Given the therapeutic and prognostic importance of the unipolar-bipolar dichotomy, predicting which patients will become bipolar subsequent to index diagnosis of major depressive disorder (MDD) is of paramount clinical significance. We sought to characterize the profile of patients with MDD who would convert to the more subtle bipolar subtype (known as BPII) on the basis of clinical and personality variables obtained during MDD episodes.

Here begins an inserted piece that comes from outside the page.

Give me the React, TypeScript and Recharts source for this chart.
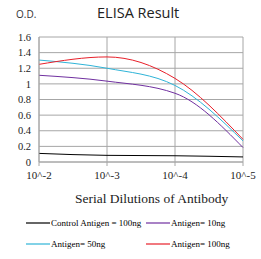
import { LineChart, Line, XAxis, YAxis, CartesianGrid } from 'recharts';

const dilutions = ['10^-2', '10^-3', '10^-4', '10^-5'];
const control100 = [0.11, 0.085, 0.08, 0.065];
const antigen10 = [1.11, 1.035, 0.88, 0.185];
const antigen50 = [1.305, 1.2, 0.98, 0.27];
const antigen100 = [1.25, 1.345, 1.07, 0.29];
const yTicks = [0, 0.2, 0.4, 0.6, 0.8, 1, 1.2, 1.4, 1.6];

const series = [
  { key: 'control', name: 'Control Antigen = 100ng', color: '#000000' },
  { key: 'a10', name: 'Antigen= 10ng', color: '#7030a0' },
  { key: 'a50', name: 'Antigen= 50ng', color: '#2fb4d8' },
  { key: 'a100', name: 'Antigen= 100ng', color: '#e8202a' },
];

const chartData = dilutions.map((d, i) => ({
  x: i,
  control: control100[i],
  a10: antigen10[i],
  a50: antigen50[i],
  a100: antigen100[i],
}));

const serif = '"Liberation Serif", "DejaVu Serif", serif';
const gridColor = '#a6a6a6';

function LegendBox() {
  return (
    <div style={{ position: 'absolute', left: 26, top: 212, fontFamily: serif, fontSize: 9, color: '#000', width: 240 }}>
      {[0, 2].map((row) => (
        <div key={row} style={{ display: 'flex', height: 21, alignItems: 'center' }}>
          {series.slice(row, row + 2).map((s, j) => (
            <div key={s.key} style={{ display: 'flex', alignItems: 'center', width: j === 0 ? 120 : 110 }}>
              <svg width={24} height={4} style={{ marginRight: 1 }}>
                <line x1={0} y1={2} x2={24} y2={2} stroke={s.color} strokeWidth={1.2} />
              </svg>
              <span style={{ whiteSpace: 'nowrap' }}>{s.name}</span>
            </div>
          ))}
        </div>
      ))}
    </div>
  );
}

export default function App() {
  return (
    <div style={{ position: 'absolute', left: 0, top: 0, width: 261, height: 259, background: '#fff' }}>
      <div style={{ position: 'absolute', left: 16, top: 7, fontFamily: '"Open Sans", sans-serif', fontSize: 10, color: '#333' }}>
        O.D.
      </div>
      <div style={{ position: 'absolute', left: 97, top: 3, fontFamily: '"Open Sans", sans-serif', fontSize: 14.5, color: '#222' }}>
        ELISA Result
      </div>
      <div style={{ position: 'absolute', left: 75, top: 192, lineHeight: 1, fontFamily: serif, fontSize: 13.5, color: '#222', whiteSpace: 'nowrap' }}>
        Serial Dilutions of Antibody
      </div>
      <LineChart
        width={261}
        height={259}
        data={chartData}
        margin={{ top: 37, right: 18, left: 0, bottom: 77 }}
        style={{ fontFamily: serif }}
      >
        <CartesianGrid stroke={gridColor} horizontalValues={yTicks} verticalValues={[0, 1, 2, 3]} />
        <XAxis
          dataKey="x"
          type="number"
          domain={[0, 3]}
          ticks={[0, 1, 2, 3]}
          interval={0}
          tickFormatter={(v) => dilutions[v]}
          stroke={gridColor}
          tick={{ fill: '#222', fontFamily: serif, fontSize: 11 }}
          tickSize={4}
          tickMargin={5}
          height={20}
        />
        <YAxis
          type="number"
          domain={[0, 1.6]}
          ticks={yTicks}
          interval={0}
          stroke={gridColor}
          tickLine={false}
          width={39}
          tick={{ fill: '#222', fontFamily: serif, fontSize: 10.5 }}
          tickFormatter={(v) => String(v)}
        />
        {series.map((s) => (
          <Line
            key={s.key}
            type="monotone"
            dataKey={s.key}
            name={s.name}
            stroke={s.color}
            strokeWidth={1}
            dot={false}
            isAnimationActive={false}
          />
        ))}
      </LineChart>
      <LegendBox />
    </div>
  );
}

A total of 559 patients, comprehensively evaluated with the Schedule of Affective Disorders and Schizophrenia and "unipolar" MDD at entry, were administered 17 self-report personality measures. Hypomanic and manic episodes were systematically recorded over a prospective observation period of up to 11 years. We compared 48 converters to BPII (8.6%) with 22 converters to bipolar I (BPI) (3.9%) and the remaining larger group of unipolar patients.
Except for greater acuteness, severity, and psychotic symptomatology, BPI converters were essentially similar to MDD nonconverters. By contrast, BPII converters were robustly distinguished from those with MDD who remained unipolar on the basis of self-report measures along the newly derived factors of Mood Lability, Energy-Activity, and Daydreaming. This profile was associated with early age at onset of MDD and pleomorphic psychopathology beyond the usual affective realm, high rates of substance abuse, as well as educational, marital, and occupational disruption and minor antisocial acts prior to discrete hypomanic episodes. Overall, BPII switchers had a more protracted and tempestuous course with shorter well intervals. "Habitual self" descriptions of temperamental instability during MDD episodes provided useful clinical information for predicting which depressed patients will switch to BPII, attaining a sensitivity of 91% for all three factors combined (23 items); Mood Lability alone (nine items) was the most specific predictor (86%), though of lower sensitivity (42%).
The BPII subtype is best understood by such lability intruding into, and possibly its accentuation during, depressive episodes, thereby creating an intimate interweaving of trait and state. Clinicians must note that the foregoing temperamental profile appears more fundamental in defining the affective dysregulation of the BPII subtype than hypomanic episodes emphasized in DSM-IV.